Stated task → Where a line in the listing contains the string "with", copy that line out.

[BEGIN]

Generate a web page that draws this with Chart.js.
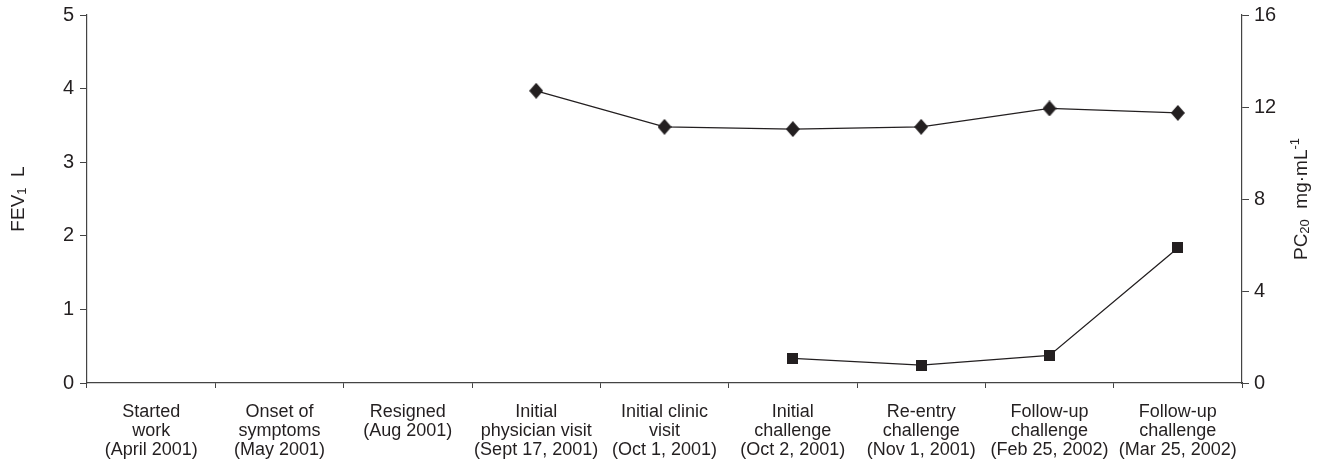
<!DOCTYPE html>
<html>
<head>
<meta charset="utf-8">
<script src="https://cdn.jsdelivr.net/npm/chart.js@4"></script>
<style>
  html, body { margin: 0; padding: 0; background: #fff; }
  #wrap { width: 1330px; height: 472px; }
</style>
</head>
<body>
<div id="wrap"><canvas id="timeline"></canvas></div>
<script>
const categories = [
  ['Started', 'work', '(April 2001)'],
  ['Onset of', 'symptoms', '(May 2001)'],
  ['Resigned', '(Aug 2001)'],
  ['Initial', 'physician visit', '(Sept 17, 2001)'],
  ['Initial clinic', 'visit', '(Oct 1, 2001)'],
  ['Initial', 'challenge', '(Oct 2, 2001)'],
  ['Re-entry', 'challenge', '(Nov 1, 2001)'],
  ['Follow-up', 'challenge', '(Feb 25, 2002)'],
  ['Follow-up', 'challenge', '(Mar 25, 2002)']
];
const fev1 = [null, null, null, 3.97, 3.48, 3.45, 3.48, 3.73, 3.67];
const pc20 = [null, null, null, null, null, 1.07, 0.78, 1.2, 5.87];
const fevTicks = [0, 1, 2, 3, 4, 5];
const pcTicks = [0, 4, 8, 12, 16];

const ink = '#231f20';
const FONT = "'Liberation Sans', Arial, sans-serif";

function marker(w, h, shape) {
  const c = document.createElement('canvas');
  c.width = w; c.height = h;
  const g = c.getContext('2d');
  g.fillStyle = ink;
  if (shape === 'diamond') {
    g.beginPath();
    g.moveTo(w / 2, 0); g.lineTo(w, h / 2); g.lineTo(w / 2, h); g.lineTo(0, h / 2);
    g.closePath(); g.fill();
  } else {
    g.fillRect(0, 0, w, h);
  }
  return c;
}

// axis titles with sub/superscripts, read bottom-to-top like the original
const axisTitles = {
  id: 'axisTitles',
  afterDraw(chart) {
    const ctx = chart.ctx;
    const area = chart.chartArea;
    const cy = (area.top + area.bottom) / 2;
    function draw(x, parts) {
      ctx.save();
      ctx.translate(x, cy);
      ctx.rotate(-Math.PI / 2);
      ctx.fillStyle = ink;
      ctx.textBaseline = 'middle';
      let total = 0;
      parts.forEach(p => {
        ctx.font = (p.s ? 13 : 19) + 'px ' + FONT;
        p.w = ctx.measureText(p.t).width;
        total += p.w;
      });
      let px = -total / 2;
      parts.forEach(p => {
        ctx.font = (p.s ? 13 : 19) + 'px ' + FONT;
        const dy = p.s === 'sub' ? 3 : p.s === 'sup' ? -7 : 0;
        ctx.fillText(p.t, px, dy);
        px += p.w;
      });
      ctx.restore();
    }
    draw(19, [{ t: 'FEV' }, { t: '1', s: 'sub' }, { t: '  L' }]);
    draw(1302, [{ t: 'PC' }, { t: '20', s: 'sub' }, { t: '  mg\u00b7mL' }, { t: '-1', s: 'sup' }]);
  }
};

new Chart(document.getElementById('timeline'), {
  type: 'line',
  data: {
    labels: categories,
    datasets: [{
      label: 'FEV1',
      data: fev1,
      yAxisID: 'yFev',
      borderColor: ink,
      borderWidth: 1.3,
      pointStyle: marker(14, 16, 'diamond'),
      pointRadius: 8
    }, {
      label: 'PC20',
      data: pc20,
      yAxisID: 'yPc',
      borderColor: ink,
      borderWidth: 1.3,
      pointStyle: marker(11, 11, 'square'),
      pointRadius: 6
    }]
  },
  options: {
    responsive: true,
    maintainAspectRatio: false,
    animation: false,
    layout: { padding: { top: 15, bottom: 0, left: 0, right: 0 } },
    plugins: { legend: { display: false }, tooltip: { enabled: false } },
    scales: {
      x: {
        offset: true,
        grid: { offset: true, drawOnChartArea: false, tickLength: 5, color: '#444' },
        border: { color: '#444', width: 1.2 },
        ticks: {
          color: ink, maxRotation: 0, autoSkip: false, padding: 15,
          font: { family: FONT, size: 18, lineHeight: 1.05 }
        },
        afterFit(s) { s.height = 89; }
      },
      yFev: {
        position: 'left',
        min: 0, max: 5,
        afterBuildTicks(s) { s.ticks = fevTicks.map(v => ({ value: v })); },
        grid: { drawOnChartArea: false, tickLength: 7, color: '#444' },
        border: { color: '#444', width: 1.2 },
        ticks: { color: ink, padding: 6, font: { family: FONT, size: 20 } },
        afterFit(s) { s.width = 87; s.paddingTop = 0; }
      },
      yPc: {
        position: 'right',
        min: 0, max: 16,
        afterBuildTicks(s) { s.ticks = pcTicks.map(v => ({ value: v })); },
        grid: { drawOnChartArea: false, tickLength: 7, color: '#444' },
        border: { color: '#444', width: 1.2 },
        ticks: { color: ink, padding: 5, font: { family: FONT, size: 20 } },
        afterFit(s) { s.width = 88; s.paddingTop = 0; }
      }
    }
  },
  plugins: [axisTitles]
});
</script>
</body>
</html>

[END]

Reply to the exercise →
Generate a web page that draws this with Chart.js.
// axis titles with sub/superscripts, read bottom-to-top like the original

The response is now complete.